For finished projects or questions regarding their projects (or as it turned out most anything of importance to them), I created a specific email address in the MSN system so that I could use OneDrive as a storage place. It turned out that WeVideo provided ample storage in the cloud, so this was abandoned as storage but continued to be used for communication of a more personal nature. OneDrive was also where students sent their links of exported WeVideo projects. This tested their ability to export without allowing unfiltered YouTube posts. The Walled Garden concept is great for protecting everyone from undesirable invasion of student work and to allow school/teacher/administration supervision, and, ultimately, control over what happens to student work.
In a previous blog post, Visible Thinking was suggested as a highly desirable outcome of student production work using WeVideo or any video tool. Because WeVideo allows for shared production and is relatively easy to use, the thinking becomes visible without much distraction. This “thinking” is what we as teachers are mostly concerned with. Seeing the student’s “planet” and being able to help with a student’s interpretation of life is why thinking becoming visible is so powerful in developing a holistic approach to learning.
In the late 1980s, when Project Zero was looking into how schools would adapt to the Digital Age, the conversation centered around how desirable it would be to have the tools that WeVideo provides today.
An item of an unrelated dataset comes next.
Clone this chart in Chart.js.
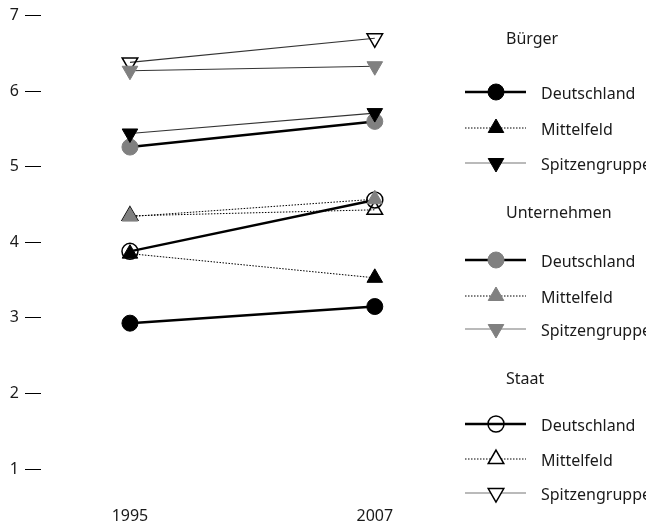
<!DOCTYPE html>
<html>
<head>
<meta charset="utf-8">
<script src="https://cdn.jsdelivr.net/npm/chart.js@4"></script>
<style>
  html, body { margin: 0; padding: 0; background: #fff; }
  #chart { display: block; }
</style>
</head>
<body>
<canvas id="chart" width="646" height="525"></canvas>
<script>
// data
var years = [1995, 2007];
var yTicks = [1, 2, 3, 4, 5, 6, 7];
var groups = ["Bürger", "Unternehmen", "Staat"];
var seriesNames = ["Deutschland", "Mittelfeld", "Spitzengruppe"];

var buergerDeutschland = [2.93, 3.15];
var buergerMittelfeld = [3.85, 3.53];
var buergerSpitzengruppe = [5.44, 5.71];
var unternehmenDeutschland = [5.26, 5.60];
var unternehmenMittelfeld = [4.34, 4.57];
var unternehmenSpitzengruppe = [6.27, 6.33];
var staatDeutschland = [3.88, 4.56];
var staatMittelfeld = [4.35, 4.43];
var staatSpitzengruppe = [6.38, 6.70];

var FONT = "'Noto Sans', 'Open Sans', sans-serif";
var GREY = "#808080";
var NONE = "rgba(0,0,0,0)";

function pts(arr) {
	return years.map(function (y, i) { return { x: y, y: arr[i] }; });
}

// line style per series, marker fill per group
var lineStyles = [
	{ borderColor: "#000", borderWidth: 2.5, borderDash: [] },
	{ borderColor: "#000", borderWidth: 1, borderDash: [1.5, 1.5] },
	{ borderColor: "#333", borderWidth: 1.2, borderDash: [] },
];
var markerFill = ["#000", GREY, NONE];
var markerBorder = ["#000", GREY, "#000"];
var markerShapes = [
	{ pointStyle: "circle", rotation: 0, radius: 8 },
	{ pointStyle: "triangle", rotation: 0, radius: 9 },
	{ pointStyle: "triangle", rotation: 180, radius: 9 },
];

var values = [
	[buergerDeutschland, buergerMittelfeld, buergerSpitzengruppe],
	[unternehmenDeutschland, unternehmenMittelfeld, unternehmenSpitzengruppe],
	[staatDeutschland, staatMittelfeld, staatSpitzengruppe],
];

var datasets = [];
for (var g = 0; g < groups.length; g++) {
	for (var s = 0; s < seriesNames.length; s++) {
		datasets.push({
			label: groups[g] + " " + seriesNames[s],
			data: pts(values[g][s]),
			group: g,
			series: s,
			borderColor: lineStyles[s].borderColor,
			borderWidth: lineStyles[s].borderWidth,
			borderDash: lineStyles[s].borderDash,
			pointStyle: markerShapes[s].pointStyle,
			pointRotation: markerShapes[s].rotation,
			pointRadius: markerShapes[s].radius,
			pointHoverRadius: markerShapes[s].radius,
			pointBackgroundColor: markerFill[g],
			pointBorderColor: markerBorder[g],
			pointBorderWidth: g === 2 ? 1.5 : 1,
			fill: false,
			tension: 0,
			clip: false,
		});
	}
}

// grouped legend on the right
var headerY = [38, 212, 378];
var rowY = [[92, 128, 163], [260, 296, 329], [424, 459, 493]];

var groupLegend = {
	id: "groupLegend",
	afterDraw: function (chart) {
		var ctx = chart.ctx;
		ctx.save();
		ctx.font = "16px " + FONT;
		ctx.fillStyle = "#1a1a1a";
		ctx.textBaseline = "middle";
		ctx.textAlign = "left";
		chart.data.datasets.forEach(function (ds) {
			var y = rowY[ds.group][ds.series];
			if (ds.series === 0) {
				ctx.fillStyle = "#1a1a1a";
				ctx.fillText(groups[ds.group], 506, headerY[ds.group] + 1);
			}
			ctx.beginPath();
			ctx.setLineDash(ds.borderDash);
			ctx.strokeStyle = ds.series === 2 ? "#777" : ds.borderColor;
			ctx.lineWidth = ds.borderWidth;
			ctx.moveTo(465, y);
			ctx.lineTo(526, y);
			ctx.stroke();
			ctx.setLineDash([]);
			// open triangles in the key hide the line, the open circle does not
			var fill = ds.pointBackgroundColor;
			if (ds.group === 2 && ds.series > 0) fill = "#fff";
			ctx.fillStyle = fill;
			ctx.strokeStyle = ds.pointBorderColor;
			ctx.lineWidth = ds.pointBorderWidth;
			Chart.helpers.drawPoint(ctx, {
				pointStyle: ds.pointStyle,
				rotation: ds.pointRotation,
				radius: ds.pointRadius,
				borderWidth: ds.pointBorderWidth,
			}, 496, y);
			ctx.fillStyle = "#1a1a1a";
			ctx.fillText(seriesNames[ds.series], 541, y + 2);
		});
		ctx.restore();
	},
};

var ctx = document.getElementById("chart").getContext("2d");
var myChart = new Chart(ctx, {
	type: "line",
	data: { datasets: datasets },
	plugins: [groupLegend],
	options: {
		responsive: false,
		animation: false,
		devicePixelRatio: 1,
		layout: { padding: { top: 15, right: 210, left: 0, bottom: 0 } },
		plugins: { legend: { display: false }, tooltip: { enabled: false } },
		scales: {
			x: {
				type: "linear",
				min: 1990.64,
				max: 2010,
				afterBuildTicks: function (scale) {
					scale.ticks = years.map(function (v) { return { value: v }; });
				},
				afterFit: function (scale) { scale.height = 56; },
				grid: { display: false },
				border: { display: false },
				ticks: {
					padding: 30,
					color: "#1a1a1a",
					font: { size: 16, family: FONT },
					callback: function (v) { return String(v); },
				},
			},
			y: {
				min: 1,
				max: 7,
				afterBuildTicks: function (scale) {
					scale.ticks = yTicks.map(function (v) { return { value: v }; });
				},
				afterFit: function (scale) { scale.width = 41; },
				grid: { drawOnChartArea: false, tickLength: 16, color: "#000", lineWidth: 1 },
				border: { display: false },
				ticks: {
					padding: 6,
					color: "#1a1a1a",
					font: { size: 16, family: FONT },
				},
			},
		},
	},
});
</script>
</body>
</html>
David Perkins and Howard Gardner of the Harvard Graduate School of Education were designing this way of thinking before the actual tools which allowed the invisible thoughts to become video came into existence.
I remember one assignment from Professor Perkins. In words, we had to produce a one-page, 12-font, single-spaced visualization of the “most memorable person or event in our lives.” He made it clear that the setting was as important to the “lesson” as the person. He wished for us to produce in words our visual memory. If I had had this video capacity then, I wouldn’t have had to labor so many long hours to create the memory of a meeting with a pre-fire person deep in Manu’s Amazon Rainforest who changed my life forever.